Aku benci turun, walaupun tak terlalu suka naik. Aku selalu bermasalah dengan yang namanya turun. Kaki selalu gemetar, dengkul rasanya ngilu, walhasil selalu jatuh. Hal itulah yang terjadi saat turun dari puncak Arjuna.

Ditengah perjalanan turun, haus kembali menghadang. Langkah kupercepat karena hari mulai merambat sore. Di sebuah tempat bernama lembah kijang, dendam itu kulampiaskan.

Cerita dimulai saat rombongan benar –benar tak punya lagi persediaan air. Aku dehidrasi dan frustasi begitupun sebagian besar orang dalam rombongan ini, dan aku hanya minum seteguk air di puncak tadi. Jatah perorang hanya 1 tutup botol saja. Maka aku seperti kesetanan saat hampir tiba di lembah kijang. Hal itu terjadi karena dari ketinggian, aku melihat Oki dan Lani mengacung-acungkan botol minum penuh air yang mereka isi di dari mata air yang memang baru ada di Lembah Kijang saat perjalanan turun. Merekal berteriak –teriak. Aku tak terlalu peduli kata –kata apa yang ia teriakan, yang jelas saat itu mereka berdua tiba –tiba mempunyai sayap putih, dengan air muka bercahaya, dan punya lingkaran emas di atas kepalanya. Segera kutahu merekalah malaikat penyelamatku. Yang kutahu berikutnya adalah aku meneguk lebih dari 2 botol penuh air hingga kembung. Ah, betapa Tuhan maha pemurah, aku tak bisa membayangkan jika di dunia ini tak ada air.

Selanjutnya yang terjadi adalah langkah –langkahku terasa ringan hingga sampailah aku di camp Pondok Welirang. Tak banyak waktu untuk akhirnya kami benar –benar istirahat setelah makan malam. Aku dan rombongan bersiap –siap untuk menuju puncak impian ke-2 kami dini hari nanti, puncak Welirang.
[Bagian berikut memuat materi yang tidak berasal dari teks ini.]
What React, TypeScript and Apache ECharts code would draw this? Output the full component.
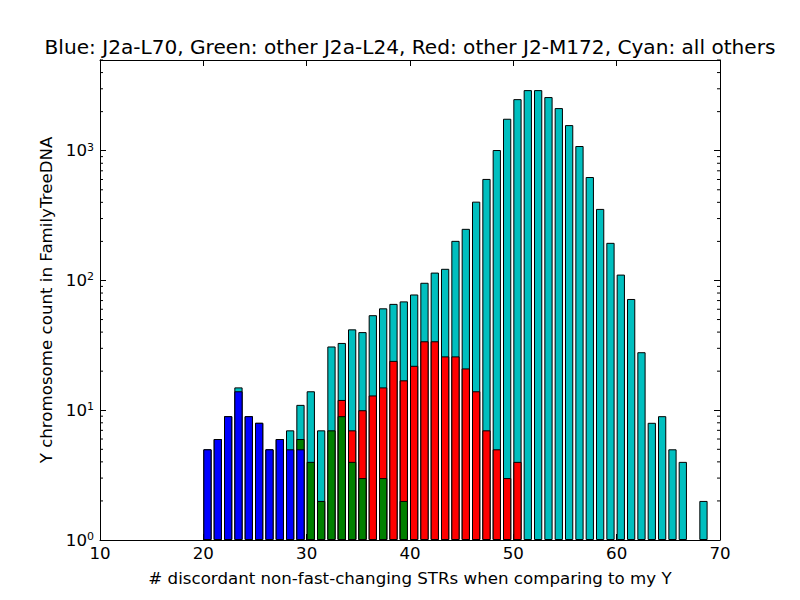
import React, { useEffect, useRef } from 'react';
import * as echarts from 'echarts';

// [number of discordant STRs, count]
const cyanBars: [number, number][] = [
  [20, 5], [21, 6], [22, 9], [23, 15], [24, 9], [25, 8], [26, 5], [27, 6], [28, 7], [29, 11],
  [30, 14], [31, 7], [32, 31], [33, 33], [34, 42], [35, 40], [36, 54], [37, 61], [38, 66], [39, 69],
  [40, 78], [41, 96], [42, 115], [43, 123], [44, 202], [45, 250], [46, 405], [47, 606], [48, 1012], [49, 1763],
  [50, 2497], [51, 2930], [52, 2930], [53, 2590], [54, 2130], [55, 1575], [56, 1087], [57, 627], [58, 356], [59, 195],
  [60, 111], [61, 72], [62, 28], [63, 8], [64, 9], [65, 5], [66, 4], [68, 2],
];
const redBars: [number, number][] = [
  [33, 12], [34, 7], [35, 10], [36, 13], [37, 15], [38, 24], [39, 17], [40, 22], [41, 34], [42, 34],
  [43, 26], [44, 26], [45, 21], [46, 14], [47, 7], [48, 5], [49, 3], [50, 4],
];
const greenBars: [number, number][] = [
  [29, 6], [30, 4], [31, 2], [32, 7], [33, 9], [34, 4], [35, 3], [37, 3], [39, 2],
];
const blueBars: [number, number][] = [
  [20, 5], [21, 6], [22, 9], [23, 14], [24, 9], [25, 8], [26, 5], [27, 6], [28, 5], [29, 5],
];
const minorTickValues = [2, 3, 4, 5, 6, 7, 8, 9, 20, 30, 40, 50, 60, 70, 80, 90, 200, 300, 400, 500, 600, 700, 800, 900, 2000, 3000, 4000, 5000];

const TITLE = 'Blue: J2a-L70, Green: other J2a-L24, Red: other J2-M172, Cyan: all others';
const X_NAME = '# discordant non-fast-changing STRs when comparing to my Y';
const Y_NAME = 'Y chromosome count in FamilyTreeDNA';

const FONT = 'DejaVu Sans';
const BAR_WIDTH_UNITS = 0.8;

export default function App() {
  const ref = useRef<HTMLDivElement>(null);
  useEffect(() => {
    if (!ref.current) return;
    const chart = echarts.init(ref.current, undefined, { renderer: 'svg' });
    const barPx = (BAR_WIDTH_UNITS * 620) / 60;
    const mk = (name: string, color: string, data: [number, number][]) => ({
      name,
      type: 'bar',
      data: data.map(([x, c]) => [x + BAR_WIDTH_UNITS / 2, c]),
      barWidth: barPx,
      barGap: '-100%',
      itemStyle: { color, borderColor: '#000', borderWidth: 1 },
      silent: true,
    });
    const axisLine = { show: true, onZero: false, lineStyle: { color: '#000', width: 1 } };
    const supFmt = (v: number) => {
      const e = Math.round(Math.log10(v));
      if (Math.abs(Math.pow(10, e) - v) > 1e-6 * v) return '';
      return '10{sup|' + e + '}';
    };
    chart.setOption({
      animation: false,
      textStyle: { fontFamily: FONT },
      grid: { left: 100, right: 80, top: 60, bottom: 60, containLabel: false },
      xAxis: [
        {
          type: 'value', min: 10, max: 70, interval: 10, position: 'bottom',
          axisLine, splitLine: { show: false },
          axisTick: { inside: true, length: 6, lineStyle: { color: '#000' } },
          axisLabel: { color: '#000', fontSize: 16.67, fontFamily: FONT, margin: 5 },
        },
        {
          type: 'value', min: 10, max: 70, interval: 10, position: 'top',
          axisLine, splitLine: { show: false },
          axisTick: { inside: true, length: 6, lineStyle: { color: '#000' } },
          axisLabel: { show: false },
        },
      ],
      yAxis: [
        {
          type: 'log', logBase: 10, min: 1, max: 5000, position: 'left',
          axisLine, splitLine: { show: false },
          axisTick: { inside: true, length: 6, lineStyle: { color: '#000' } },
          axisLabel: {
            color: '#000', fontSize: 16.67, fontFamily: FONT, margin: 6,
            formatter: supFmt,
            rich: { sup: { fontSize: 11, fontFamily: FONT, color: '#000', padding: [0, 0, 7, 0] } },
          },
        },
        {
          type: 'log', logBase: 10, min: 1, max: 5000, position: 'right',
          axisLine, splitLine: { show: false },
          axisTick: { inside: true, length: 6, lineStyle: { color: '#000' } },
          axisLabel: { show: false },
        },
      ],
      series: [
        mk('all others', '#00bfbf', cyanBars),
        mk('other J2-M172', '#ff0000', redBars),
        mk('other J2a-L24', '#008000', greenBars),
        mk('J2a-L70', '#0000ff', blueBars),
      ],
    });
    const xl = chart.convertToPixel({ xAxisIndex: 0 }, 10) as number;
    const xr = chart.convertToPixel({ xAxisIndex: 0 }, 70) as number;
    const ticks: any[] = [];
    minorTickValues.forEach((v) => {
      const y = chart.convertToPixel({ yAxisIndex: 0 }, v) as number;
      ticks.push({ type: 'line', shape: { x1: xl, y1: y, x2: xl + 3, y2: y }, style: { stroke: '#000', lineWidth: 1 }, silent: true });
      ticks.push({ type: 'line', shape: { x1: xr - 3, y1: y, x2: xr, y2: y }, style: { stroke: '#000', lineWidth: 1 }, silent: true });
    });
    const cx = (xl + xr) / 2;
    chart.setOption({
      graphic: [
        ...ticks,
        { type: 'text', x: cx, y: 47, style: { text: TITLE, fontSize: 20.1, fontFamily: FONT, fill: '#000', textAlign: 'center', textVerticalAlign: 'middle' } },
        { type: 'text', x: cx, y: 578, style: { text: X_NAME, fontSize: 16.67, fontFamily: FONT, fill: '#000', textAlign: 'center', textVerticalAlign: 'middle' } },
        { type: 'text', x: 46, y: 300, rotation: Math.PI / 2, style: { text: Y_NAME, fontSize: 16.67, fontFamily: FONT, fill: '#000', textAlign: 'center', textVerticalAlign: 'middle' } },
      ],
    });
    return () => chart.dispose();
  }, []);
  return <div ref={ref} style={{ position: 'fixed', left: 0, top: 0, width: 800, height: 600, background: '#fff' }} />;
}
Dini hari sekitar pukul 03.00 WIB, kami melakukan perjalanan menakjubkan menuju puncak Welirang. Aku bilang menakjubkan karena disana, di ketinggian tertentu kalian akan mellihat lautan awan bergumpal –gumpal. Aku tiba di batas vegetasi menjelang fajar, dan aku sama sekali tak pernah menyesal melakukan perjalanan yang melelahkan ini. Bagaimana tidak, tepat dihadapanku terdampar sebuah negeri di awan. Di ujungnya fajar merah merekah basah menjadikan lautan awan itu seperti mawar. Merah –merah, oranye –oranye, bercampur sedikit putih dan kelabu. Awan –awan itu seperti punya kisah tentang negeri tersembunyi yang hanya bisa kau temukan disini. Indah bukan buatan, negeri di atas awan itu, Kawanku. Di sini, di batas vertical antara langit dan bumi kutemukan dunia dengan ceritanya tersendiri. Cerita –cerita tentang manusia, tentang kelelahan, tentang kebebasan, tentang keindahan bersahabat, dan tentang pantang menyerah.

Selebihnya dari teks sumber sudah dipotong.